→ Task instructions
Transcribe the listing that follows in full, omitting pictures.

##### Records

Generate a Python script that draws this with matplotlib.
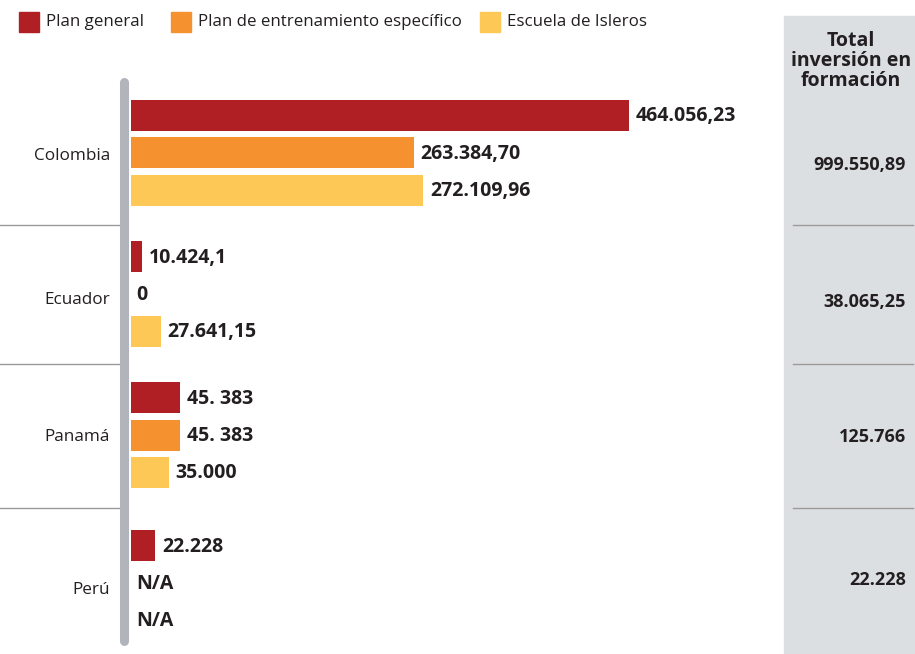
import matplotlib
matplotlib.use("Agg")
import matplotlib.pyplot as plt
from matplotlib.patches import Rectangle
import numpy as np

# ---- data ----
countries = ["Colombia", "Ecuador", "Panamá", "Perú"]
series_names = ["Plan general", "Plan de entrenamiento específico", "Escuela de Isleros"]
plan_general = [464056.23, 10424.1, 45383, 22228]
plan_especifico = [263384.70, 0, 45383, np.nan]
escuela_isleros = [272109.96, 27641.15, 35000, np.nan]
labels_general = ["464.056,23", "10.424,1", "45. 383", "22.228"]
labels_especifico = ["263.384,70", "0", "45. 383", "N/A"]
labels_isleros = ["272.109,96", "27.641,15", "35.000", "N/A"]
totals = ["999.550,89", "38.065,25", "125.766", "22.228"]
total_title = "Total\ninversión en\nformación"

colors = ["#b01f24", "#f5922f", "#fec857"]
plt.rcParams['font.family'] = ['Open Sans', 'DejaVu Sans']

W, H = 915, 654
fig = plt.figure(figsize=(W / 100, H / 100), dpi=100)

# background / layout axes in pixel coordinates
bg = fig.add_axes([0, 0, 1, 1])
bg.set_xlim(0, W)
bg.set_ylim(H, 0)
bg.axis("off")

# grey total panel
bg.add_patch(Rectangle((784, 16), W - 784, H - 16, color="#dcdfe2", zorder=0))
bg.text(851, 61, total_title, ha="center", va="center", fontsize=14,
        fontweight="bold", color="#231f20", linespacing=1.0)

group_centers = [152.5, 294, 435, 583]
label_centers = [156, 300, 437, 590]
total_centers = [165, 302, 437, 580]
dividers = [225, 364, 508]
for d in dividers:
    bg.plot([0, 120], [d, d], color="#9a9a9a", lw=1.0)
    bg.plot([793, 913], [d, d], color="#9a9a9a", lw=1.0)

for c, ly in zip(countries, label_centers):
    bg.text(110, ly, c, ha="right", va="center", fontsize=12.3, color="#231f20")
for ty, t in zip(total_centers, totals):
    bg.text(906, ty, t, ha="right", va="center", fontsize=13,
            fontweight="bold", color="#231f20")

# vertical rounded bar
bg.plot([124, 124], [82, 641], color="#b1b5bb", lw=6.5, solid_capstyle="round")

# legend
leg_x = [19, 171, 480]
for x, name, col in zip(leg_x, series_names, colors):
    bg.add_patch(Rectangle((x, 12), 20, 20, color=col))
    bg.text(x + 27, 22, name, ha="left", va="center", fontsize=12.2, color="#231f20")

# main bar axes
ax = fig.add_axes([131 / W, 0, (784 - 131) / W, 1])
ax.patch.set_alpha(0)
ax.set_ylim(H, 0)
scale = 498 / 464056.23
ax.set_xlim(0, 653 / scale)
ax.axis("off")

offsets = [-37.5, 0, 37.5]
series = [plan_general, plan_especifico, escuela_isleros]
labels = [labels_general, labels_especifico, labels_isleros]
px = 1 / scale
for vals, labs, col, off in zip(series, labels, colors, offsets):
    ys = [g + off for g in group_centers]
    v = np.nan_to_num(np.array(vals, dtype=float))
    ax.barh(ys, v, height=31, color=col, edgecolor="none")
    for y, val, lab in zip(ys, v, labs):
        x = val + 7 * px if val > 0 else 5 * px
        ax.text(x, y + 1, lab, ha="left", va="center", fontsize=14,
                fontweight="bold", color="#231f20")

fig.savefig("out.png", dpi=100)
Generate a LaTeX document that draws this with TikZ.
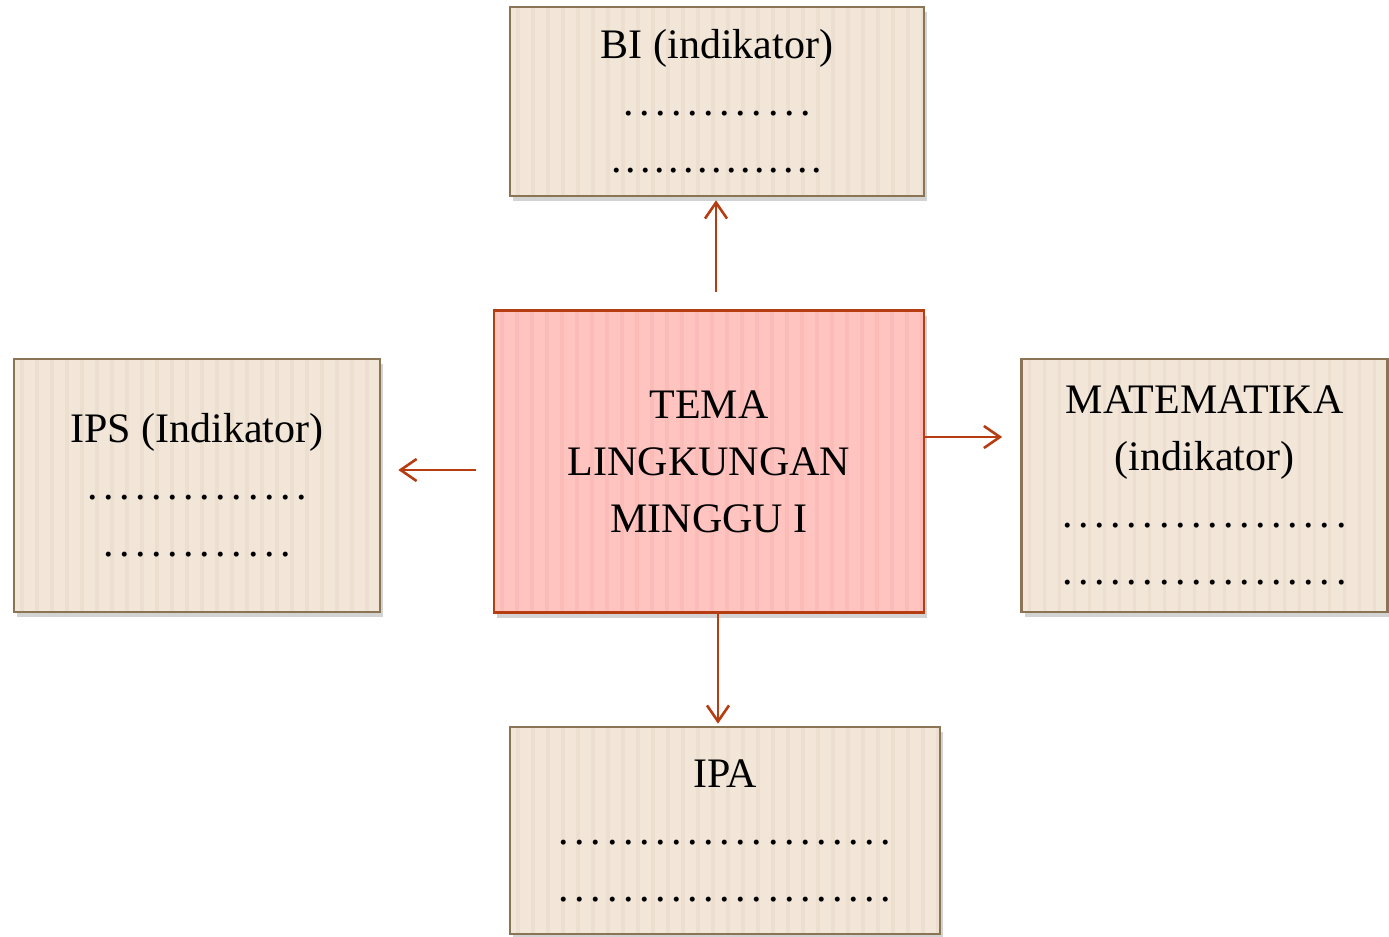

##########

→ Solution
Generate a Python script that draws this with matplotlib.
import matplotlib
matplotlib.use("Agg")
import matplotlib.pyplot as plt
from matplotlib.patches import Rectangle
import numpy as np

# ---- data ----
countries = ["Colombia", "Ecuador", "Panamá", "Perú"]
series_names = ["Plan general", "Plan de entrenamiento específico", "Escuela de Isleros"]
plan_general = [464056.23, 10424.1, 45383, 22228]
plan_especifico = [263384.70, 0, 45383, np.nan]
escuela_isleros = [272109.96, 27641.15, 35000, np.nan]
labels_general = ["464.056,23", "10.424,1", "45. 383", "22.228"]
labels_especifico = ["263.384,70", "0", "45. 383", "N/A"]
labels_isleros = ["272.109,96", "27.641,15", "35.000", "N/A"]
totals = ["999.550,89", "38.065,25", "125.766", "22.228"]
total_title = "Total\ninversión en\nformación"

colors = ["#b01f24", "#f5922f", "#fec857"]
plt.rcParams['font.family'] = ['Open Sans', 'DejaVu Sans']

W, H = 915, 654
fig = plt.figure(figsize=(W / 100, H / 100), dpi=100)

# background / layout axes in pixel coordinates
bg = fig.add_axes([0, 0, 1, 1])
bg.set_xlim(0, W)
bg.set_ylim(H, 0)
bg.axis("off")

# grey total panel
bg.add_patch(Rectangle((784, 16), W - 784, H - 16, color="#dcdfe2", zorder=0))
bg.text(851, 61, total_title, ha="center", va="center", fontsize=14,
        fontweight="bold", color="#231f20", linespacing=1.0)

group_centers = [152.5, 294, 435, 583]
label_centers = [156, 300, 437, 590]
total_centers = [165, 302, 437, 580]
dividers = [225, 364, 508]
for d in dividers:
    bg.plot([0, 120], [d, d], color="#9a9a9a", lw=1.0)
    bg.plot([793, 913], [d, d], color="#9a9a9a", lw=1.0)

for c, ly in zip(countries, label_centers):
    bg.text(110, ly, c, ha="right", va="center", fontsize=12.3, color="#231f20")
for ty, t in zip(total_centers, totals):
    bg.text(906, ty, t, ha="right", va="center", fontsize=13,
            fontweight="bold", color="#231f20")

# vertical rounded bar
bg.plot([124, 124], [82, 641], color="#b1b5bb", lw=6.5, solid_capstyle="round")

# legend
leg_x = [19, 171, 480]
for x, name, col in zip(leg_x, series_names, colors):
    bg.add_patch(Rectangle((x, 12), 20, 20, color=col))
    bg.text(x + 27, 22, name, ha="left", va="center", fontsize=12.2, color="#231f20")

# main bar axes
ax = fig.add_axes([131 / W, 0, (784 - 131) / W, 1])
ax.patch.set_alpha(0)
ax.set_ylim(H, 0)
scale = 498 / 464056.23
ax.set_xlim(0, 653 / scale)
ax.axis("off")

offsets = [-37.5, 0, 37.5]
series = [plan_general, plan_especifico, escuela_isleros]
labels = [labels_general, labels_especifico, labels_isleros]
px = 1 / scale
for vals, labs, col, off in zip(series, labels, colors, offsets):
    ys = [g + off for g in group_centers]
    v = np.nan_to_num(np.array(vals, dtype=float))
    ax.barh(ys, v, height=31, color=col, edgecolor="none")
    for y, val, lab in zip(ys, v, labs):
        x = val + 7 * px if val > 0 else 5 * px
        ax.text(x, y + 1, lab, ha="left", va="center", fontsize=14,
                fontweight="bold", color="#231f20")

fig.savefig("out.png", dpi=100)
Generate a LaTeX document that draws this with TikZ.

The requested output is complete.